— THE PROBLEM —
For the material that follows, list every line containing the word "this".

— RECORDED DATA —
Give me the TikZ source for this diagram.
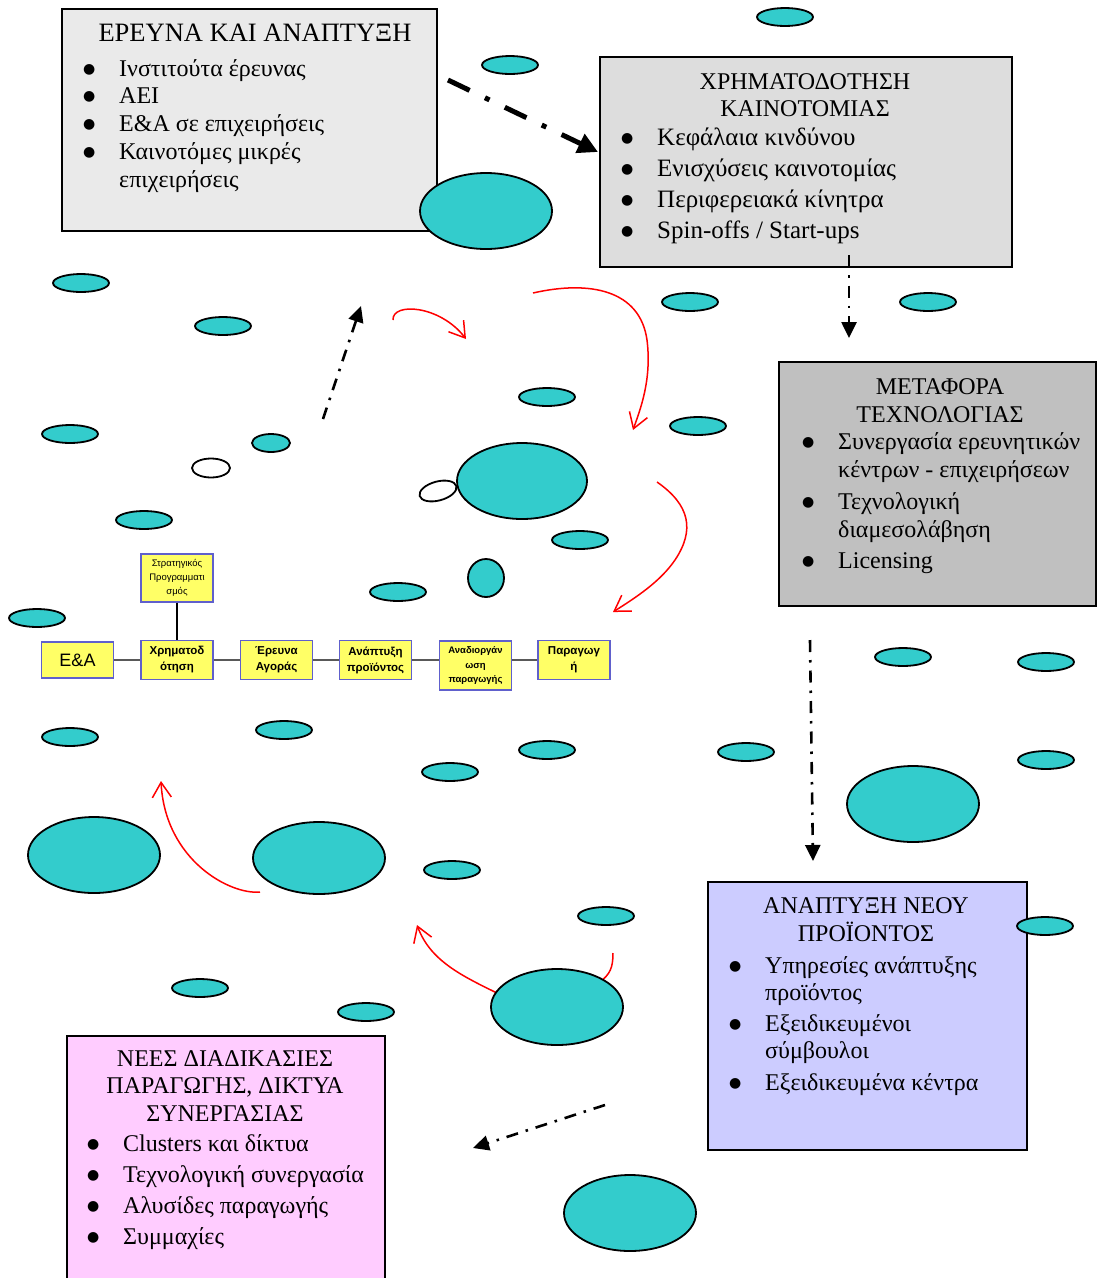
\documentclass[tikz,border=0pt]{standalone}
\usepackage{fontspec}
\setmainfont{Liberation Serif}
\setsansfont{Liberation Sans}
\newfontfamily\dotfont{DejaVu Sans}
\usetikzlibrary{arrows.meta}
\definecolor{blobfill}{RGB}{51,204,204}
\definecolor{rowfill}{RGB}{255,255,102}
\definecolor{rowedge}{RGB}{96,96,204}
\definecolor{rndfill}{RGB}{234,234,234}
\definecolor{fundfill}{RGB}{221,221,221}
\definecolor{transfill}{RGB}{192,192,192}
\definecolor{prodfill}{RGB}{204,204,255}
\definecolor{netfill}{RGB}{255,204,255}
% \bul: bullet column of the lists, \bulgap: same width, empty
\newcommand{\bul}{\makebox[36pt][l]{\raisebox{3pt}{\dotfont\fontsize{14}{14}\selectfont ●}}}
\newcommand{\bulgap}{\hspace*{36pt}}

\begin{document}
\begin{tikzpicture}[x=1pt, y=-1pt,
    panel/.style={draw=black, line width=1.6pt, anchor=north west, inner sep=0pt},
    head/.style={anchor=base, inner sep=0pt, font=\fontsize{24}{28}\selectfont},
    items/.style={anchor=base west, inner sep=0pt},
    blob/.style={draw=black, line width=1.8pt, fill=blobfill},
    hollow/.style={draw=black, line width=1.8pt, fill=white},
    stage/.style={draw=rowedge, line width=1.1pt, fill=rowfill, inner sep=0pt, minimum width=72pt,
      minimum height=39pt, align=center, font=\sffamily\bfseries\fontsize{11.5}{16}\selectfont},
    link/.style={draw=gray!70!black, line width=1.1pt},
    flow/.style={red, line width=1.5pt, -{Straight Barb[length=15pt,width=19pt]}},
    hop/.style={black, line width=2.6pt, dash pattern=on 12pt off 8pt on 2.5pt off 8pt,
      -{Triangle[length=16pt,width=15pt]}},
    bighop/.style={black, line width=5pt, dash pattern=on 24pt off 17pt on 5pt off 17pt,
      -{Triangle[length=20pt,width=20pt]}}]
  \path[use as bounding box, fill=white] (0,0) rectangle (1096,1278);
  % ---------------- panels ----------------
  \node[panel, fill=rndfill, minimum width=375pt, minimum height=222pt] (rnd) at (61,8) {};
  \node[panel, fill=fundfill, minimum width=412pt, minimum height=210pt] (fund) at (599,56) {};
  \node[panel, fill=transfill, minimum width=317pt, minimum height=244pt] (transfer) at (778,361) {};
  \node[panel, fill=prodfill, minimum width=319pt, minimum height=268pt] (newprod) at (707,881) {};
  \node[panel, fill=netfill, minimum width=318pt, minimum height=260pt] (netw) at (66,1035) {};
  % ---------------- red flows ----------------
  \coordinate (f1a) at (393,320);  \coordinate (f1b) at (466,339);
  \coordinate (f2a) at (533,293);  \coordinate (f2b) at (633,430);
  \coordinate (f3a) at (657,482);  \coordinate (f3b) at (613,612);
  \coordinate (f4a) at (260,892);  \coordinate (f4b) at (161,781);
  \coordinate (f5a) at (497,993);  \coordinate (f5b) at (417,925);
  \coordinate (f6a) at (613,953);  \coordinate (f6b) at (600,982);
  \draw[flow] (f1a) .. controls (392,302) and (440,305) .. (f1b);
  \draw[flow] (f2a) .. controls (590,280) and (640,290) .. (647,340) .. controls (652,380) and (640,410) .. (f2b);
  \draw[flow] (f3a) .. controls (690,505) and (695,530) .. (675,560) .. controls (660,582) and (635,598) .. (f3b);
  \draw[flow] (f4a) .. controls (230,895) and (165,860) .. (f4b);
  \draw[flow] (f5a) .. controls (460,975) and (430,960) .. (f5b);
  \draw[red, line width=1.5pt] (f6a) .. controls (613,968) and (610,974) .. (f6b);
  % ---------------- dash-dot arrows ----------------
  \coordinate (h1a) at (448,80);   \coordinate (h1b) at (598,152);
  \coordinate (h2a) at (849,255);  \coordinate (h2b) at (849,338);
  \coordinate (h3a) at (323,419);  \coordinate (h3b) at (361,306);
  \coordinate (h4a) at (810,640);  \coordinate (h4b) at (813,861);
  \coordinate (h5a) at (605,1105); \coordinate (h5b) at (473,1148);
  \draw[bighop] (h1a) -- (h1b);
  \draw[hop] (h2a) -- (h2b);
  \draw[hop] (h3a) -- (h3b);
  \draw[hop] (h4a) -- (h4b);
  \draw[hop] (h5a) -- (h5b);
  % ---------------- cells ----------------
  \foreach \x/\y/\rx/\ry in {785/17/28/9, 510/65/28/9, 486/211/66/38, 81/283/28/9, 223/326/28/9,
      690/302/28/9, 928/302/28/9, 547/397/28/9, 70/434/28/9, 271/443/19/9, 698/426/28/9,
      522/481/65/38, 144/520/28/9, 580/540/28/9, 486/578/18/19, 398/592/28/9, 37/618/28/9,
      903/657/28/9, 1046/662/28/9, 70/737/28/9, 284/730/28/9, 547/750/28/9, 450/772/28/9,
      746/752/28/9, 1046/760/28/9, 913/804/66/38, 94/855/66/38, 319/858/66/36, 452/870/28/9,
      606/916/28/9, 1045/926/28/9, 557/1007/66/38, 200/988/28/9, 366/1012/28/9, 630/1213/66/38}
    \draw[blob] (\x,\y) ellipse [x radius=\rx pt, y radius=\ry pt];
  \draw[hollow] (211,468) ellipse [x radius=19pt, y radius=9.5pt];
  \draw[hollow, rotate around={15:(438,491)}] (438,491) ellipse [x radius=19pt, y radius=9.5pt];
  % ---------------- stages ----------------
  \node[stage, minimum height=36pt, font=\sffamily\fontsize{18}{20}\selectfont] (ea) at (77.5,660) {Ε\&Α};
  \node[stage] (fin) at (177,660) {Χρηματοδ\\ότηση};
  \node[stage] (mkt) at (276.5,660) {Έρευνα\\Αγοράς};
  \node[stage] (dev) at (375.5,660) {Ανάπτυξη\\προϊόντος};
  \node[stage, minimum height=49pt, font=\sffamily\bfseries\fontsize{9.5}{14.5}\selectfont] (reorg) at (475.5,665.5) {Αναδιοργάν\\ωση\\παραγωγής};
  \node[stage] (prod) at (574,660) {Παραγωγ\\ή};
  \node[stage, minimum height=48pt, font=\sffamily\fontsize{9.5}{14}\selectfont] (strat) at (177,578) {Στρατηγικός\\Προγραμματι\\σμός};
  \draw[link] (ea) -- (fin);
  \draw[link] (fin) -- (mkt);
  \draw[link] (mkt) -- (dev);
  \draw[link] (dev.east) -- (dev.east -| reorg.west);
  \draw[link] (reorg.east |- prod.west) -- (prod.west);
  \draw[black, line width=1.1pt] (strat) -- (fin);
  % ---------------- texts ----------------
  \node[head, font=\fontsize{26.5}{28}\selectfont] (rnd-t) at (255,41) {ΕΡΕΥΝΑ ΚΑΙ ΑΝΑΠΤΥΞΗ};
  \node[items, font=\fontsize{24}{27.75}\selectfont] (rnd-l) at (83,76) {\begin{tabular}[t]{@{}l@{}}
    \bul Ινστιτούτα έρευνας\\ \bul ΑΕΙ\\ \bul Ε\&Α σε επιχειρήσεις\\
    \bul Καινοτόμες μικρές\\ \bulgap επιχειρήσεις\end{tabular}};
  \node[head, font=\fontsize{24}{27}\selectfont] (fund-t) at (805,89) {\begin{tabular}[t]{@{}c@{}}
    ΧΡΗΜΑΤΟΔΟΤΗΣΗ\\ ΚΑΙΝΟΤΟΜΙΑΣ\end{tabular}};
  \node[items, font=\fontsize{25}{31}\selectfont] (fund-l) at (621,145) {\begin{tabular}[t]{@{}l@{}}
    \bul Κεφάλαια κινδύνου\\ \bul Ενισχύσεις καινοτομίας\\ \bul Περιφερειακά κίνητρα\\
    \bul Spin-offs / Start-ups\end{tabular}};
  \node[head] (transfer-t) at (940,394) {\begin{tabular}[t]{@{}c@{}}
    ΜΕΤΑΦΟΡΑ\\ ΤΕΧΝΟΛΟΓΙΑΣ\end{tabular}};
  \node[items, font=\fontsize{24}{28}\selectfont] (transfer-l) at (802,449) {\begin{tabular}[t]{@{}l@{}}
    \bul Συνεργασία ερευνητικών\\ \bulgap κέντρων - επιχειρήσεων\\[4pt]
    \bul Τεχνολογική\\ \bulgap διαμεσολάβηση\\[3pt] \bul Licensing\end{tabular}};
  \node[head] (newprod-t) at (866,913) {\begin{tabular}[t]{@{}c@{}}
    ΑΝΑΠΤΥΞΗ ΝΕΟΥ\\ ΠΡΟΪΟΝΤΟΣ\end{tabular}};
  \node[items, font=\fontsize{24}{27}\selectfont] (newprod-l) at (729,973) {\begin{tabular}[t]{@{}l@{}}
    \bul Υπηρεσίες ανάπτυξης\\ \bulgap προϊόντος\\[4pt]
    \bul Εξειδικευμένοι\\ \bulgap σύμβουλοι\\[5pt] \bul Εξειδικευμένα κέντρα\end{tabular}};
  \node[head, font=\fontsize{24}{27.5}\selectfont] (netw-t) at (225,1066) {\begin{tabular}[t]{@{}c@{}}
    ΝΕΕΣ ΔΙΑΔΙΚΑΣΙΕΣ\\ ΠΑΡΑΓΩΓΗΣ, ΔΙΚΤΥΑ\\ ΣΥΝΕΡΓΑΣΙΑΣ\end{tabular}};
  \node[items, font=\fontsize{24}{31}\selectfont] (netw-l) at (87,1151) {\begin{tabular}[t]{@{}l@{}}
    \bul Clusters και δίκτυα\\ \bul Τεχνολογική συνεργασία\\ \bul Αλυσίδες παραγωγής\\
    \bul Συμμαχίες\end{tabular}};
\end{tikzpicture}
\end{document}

...

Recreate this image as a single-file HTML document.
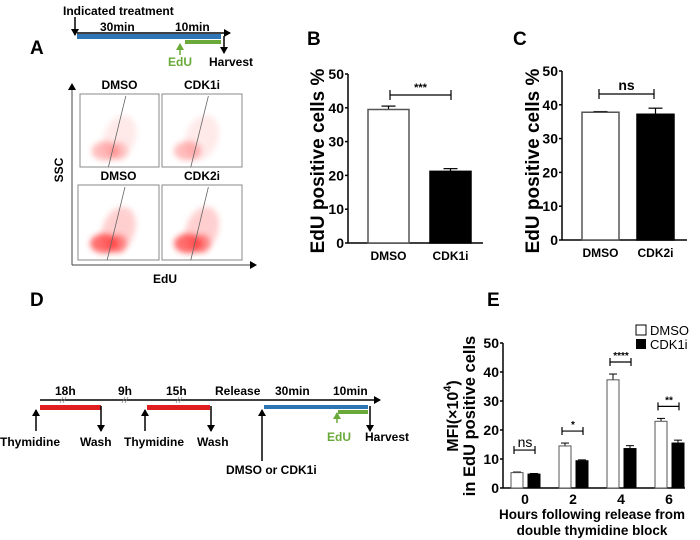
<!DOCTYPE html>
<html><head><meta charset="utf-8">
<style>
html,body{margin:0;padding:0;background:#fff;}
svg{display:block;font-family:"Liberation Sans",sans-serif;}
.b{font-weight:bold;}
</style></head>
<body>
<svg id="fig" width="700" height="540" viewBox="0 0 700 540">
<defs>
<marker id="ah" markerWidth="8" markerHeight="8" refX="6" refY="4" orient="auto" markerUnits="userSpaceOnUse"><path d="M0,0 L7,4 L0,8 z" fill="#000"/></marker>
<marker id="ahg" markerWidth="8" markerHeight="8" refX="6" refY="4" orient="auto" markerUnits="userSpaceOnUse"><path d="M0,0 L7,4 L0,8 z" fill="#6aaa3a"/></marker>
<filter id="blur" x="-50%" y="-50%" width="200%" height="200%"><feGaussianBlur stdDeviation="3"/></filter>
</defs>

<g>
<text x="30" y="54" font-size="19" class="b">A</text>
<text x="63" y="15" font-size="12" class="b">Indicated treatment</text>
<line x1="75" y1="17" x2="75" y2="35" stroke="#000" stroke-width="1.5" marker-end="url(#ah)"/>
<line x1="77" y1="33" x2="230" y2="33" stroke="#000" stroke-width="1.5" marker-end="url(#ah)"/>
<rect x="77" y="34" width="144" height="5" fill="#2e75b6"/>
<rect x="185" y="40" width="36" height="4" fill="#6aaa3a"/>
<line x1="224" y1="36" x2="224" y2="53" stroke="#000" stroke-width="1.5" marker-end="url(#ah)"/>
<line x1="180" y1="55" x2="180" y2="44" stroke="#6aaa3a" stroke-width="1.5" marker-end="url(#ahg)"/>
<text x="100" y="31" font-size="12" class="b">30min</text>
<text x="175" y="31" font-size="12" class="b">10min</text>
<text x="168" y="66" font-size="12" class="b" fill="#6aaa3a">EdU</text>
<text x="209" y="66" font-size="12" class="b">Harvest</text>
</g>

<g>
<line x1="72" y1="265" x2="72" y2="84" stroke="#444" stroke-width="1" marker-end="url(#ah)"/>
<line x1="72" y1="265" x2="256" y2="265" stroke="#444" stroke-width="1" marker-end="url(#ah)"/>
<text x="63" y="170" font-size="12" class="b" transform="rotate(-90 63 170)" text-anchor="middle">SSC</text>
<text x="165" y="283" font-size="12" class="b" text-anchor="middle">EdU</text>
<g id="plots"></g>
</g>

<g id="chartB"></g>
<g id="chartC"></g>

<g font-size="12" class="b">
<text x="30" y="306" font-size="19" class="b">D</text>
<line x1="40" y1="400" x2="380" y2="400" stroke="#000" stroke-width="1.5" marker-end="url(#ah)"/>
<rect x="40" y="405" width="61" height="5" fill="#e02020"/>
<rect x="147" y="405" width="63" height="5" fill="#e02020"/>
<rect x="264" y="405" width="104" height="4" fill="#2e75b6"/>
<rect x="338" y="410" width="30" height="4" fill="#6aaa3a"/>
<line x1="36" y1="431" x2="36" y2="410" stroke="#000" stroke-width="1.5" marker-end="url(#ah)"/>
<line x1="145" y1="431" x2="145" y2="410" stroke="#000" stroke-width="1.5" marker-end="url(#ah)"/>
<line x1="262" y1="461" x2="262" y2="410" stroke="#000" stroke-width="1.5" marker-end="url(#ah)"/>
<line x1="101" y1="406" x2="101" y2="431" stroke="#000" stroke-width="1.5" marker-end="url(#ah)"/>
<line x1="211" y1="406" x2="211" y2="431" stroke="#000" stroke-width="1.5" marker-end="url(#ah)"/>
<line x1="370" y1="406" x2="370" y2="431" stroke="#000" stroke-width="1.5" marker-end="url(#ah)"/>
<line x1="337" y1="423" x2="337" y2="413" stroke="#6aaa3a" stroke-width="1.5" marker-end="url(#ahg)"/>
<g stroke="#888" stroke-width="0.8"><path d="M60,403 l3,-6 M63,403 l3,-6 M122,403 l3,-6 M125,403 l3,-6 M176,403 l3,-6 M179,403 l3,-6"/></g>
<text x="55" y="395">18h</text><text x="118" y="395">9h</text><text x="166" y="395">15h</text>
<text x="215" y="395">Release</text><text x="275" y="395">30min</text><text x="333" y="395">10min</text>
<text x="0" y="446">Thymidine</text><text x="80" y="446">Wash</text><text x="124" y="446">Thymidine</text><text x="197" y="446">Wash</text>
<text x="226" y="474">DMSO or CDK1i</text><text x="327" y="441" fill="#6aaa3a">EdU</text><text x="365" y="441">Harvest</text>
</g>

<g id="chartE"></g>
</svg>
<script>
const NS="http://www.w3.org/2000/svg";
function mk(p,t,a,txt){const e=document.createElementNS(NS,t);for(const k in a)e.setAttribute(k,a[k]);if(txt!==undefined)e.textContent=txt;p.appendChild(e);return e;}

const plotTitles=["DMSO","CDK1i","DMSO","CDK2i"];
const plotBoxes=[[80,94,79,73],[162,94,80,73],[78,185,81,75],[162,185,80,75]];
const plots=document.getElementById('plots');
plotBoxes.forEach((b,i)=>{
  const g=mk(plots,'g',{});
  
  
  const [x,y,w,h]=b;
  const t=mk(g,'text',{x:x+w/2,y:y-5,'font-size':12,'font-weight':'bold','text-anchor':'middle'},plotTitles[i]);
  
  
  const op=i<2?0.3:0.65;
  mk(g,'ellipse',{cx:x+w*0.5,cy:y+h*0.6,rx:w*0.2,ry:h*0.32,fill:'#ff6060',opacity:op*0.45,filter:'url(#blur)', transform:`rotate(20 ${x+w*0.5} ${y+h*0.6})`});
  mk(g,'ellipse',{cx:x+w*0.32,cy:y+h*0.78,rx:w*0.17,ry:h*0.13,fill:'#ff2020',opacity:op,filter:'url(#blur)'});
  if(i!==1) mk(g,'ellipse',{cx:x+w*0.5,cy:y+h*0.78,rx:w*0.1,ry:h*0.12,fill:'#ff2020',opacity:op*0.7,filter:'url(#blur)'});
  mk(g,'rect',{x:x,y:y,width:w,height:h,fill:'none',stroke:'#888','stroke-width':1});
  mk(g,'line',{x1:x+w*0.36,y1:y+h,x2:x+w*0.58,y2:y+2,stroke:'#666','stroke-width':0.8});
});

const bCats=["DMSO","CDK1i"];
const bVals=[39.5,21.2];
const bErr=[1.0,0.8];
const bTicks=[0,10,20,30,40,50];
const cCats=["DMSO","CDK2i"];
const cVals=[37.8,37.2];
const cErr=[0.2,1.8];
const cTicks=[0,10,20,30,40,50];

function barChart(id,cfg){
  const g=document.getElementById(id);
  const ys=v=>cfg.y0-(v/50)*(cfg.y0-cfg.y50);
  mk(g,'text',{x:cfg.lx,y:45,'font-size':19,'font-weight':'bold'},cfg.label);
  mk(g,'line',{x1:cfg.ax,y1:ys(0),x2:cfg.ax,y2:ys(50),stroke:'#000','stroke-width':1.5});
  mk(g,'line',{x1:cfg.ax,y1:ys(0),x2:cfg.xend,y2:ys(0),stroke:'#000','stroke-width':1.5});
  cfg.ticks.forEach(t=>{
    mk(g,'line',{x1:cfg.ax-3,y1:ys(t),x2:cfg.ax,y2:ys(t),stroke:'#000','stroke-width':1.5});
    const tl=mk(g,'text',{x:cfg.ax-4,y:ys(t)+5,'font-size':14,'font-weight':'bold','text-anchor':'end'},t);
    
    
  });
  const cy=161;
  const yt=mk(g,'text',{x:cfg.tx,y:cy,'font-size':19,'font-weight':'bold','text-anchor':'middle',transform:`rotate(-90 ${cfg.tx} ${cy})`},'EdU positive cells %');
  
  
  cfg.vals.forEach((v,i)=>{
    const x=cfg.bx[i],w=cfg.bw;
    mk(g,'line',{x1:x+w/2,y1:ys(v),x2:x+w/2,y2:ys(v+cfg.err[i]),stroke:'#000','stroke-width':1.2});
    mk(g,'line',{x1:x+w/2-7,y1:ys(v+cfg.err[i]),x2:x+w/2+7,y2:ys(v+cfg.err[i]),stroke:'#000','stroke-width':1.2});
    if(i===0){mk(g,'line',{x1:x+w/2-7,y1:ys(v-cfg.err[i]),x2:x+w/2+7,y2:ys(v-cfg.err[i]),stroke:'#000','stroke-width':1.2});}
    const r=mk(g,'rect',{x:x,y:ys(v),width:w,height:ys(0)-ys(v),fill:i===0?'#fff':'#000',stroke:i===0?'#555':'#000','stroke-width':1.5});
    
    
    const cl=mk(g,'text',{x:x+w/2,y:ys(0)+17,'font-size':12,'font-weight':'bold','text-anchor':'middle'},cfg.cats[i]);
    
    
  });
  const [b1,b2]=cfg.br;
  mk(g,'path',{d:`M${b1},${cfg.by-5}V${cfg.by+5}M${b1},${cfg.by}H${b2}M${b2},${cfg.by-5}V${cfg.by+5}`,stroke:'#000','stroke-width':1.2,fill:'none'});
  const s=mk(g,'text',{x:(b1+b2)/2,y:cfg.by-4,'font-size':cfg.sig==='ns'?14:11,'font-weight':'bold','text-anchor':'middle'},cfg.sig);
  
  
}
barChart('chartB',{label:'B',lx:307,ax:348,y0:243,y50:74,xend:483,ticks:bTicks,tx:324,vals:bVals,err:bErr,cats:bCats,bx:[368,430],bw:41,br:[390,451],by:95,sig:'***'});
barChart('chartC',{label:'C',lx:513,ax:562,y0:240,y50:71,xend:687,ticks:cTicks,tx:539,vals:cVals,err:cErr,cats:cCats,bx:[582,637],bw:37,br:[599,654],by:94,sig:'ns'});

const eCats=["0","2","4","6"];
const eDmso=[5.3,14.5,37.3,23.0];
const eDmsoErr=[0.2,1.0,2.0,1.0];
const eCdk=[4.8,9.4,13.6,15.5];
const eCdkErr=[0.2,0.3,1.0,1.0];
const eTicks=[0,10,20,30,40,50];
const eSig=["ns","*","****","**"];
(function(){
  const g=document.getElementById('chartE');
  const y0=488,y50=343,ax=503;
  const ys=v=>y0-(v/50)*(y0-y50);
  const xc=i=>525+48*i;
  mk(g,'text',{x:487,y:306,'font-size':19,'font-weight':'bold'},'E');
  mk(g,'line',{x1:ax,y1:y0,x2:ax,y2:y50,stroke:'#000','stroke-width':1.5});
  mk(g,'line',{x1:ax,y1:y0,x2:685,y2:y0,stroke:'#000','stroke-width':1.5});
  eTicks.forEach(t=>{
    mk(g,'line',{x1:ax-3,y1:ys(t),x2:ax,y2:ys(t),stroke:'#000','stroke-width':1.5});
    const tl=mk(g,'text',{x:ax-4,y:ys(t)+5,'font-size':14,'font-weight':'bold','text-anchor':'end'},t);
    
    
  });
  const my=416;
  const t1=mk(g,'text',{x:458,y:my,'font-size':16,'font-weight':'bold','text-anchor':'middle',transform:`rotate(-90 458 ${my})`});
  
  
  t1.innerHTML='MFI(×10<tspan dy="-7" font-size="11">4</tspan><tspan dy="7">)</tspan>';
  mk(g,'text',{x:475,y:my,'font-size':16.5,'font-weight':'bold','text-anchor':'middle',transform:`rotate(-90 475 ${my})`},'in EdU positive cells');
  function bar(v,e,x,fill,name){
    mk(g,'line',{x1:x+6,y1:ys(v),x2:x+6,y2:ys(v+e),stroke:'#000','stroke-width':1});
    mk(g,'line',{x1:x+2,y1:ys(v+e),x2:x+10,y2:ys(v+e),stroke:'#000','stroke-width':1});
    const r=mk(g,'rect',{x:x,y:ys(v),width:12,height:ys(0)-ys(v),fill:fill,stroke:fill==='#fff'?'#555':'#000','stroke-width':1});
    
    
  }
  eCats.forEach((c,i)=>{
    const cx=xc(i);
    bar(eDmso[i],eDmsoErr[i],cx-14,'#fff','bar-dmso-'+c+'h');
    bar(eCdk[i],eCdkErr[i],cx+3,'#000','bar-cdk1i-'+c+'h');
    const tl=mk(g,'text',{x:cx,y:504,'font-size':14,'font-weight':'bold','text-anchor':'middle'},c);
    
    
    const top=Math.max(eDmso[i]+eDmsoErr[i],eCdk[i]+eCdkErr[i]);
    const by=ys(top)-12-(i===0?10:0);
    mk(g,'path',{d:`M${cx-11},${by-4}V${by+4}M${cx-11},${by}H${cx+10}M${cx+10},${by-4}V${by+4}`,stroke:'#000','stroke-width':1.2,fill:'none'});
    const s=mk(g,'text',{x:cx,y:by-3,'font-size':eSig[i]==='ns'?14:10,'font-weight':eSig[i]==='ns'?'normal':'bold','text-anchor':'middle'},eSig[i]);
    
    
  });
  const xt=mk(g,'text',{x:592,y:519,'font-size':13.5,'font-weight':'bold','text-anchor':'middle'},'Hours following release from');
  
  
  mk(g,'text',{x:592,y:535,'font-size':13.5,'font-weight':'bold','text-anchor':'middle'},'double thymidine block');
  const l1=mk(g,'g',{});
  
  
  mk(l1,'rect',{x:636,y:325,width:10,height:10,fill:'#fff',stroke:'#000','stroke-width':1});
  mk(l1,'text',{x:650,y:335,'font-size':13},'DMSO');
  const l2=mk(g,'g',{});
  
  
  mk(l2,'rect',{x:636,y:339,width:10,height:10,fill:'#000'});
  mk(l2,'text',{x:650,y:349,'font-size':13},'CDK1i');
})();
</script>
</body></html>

— THE OUTPUT —
Give me the TikZ source for this diagram.
Recreate this image as a single-file HTML document.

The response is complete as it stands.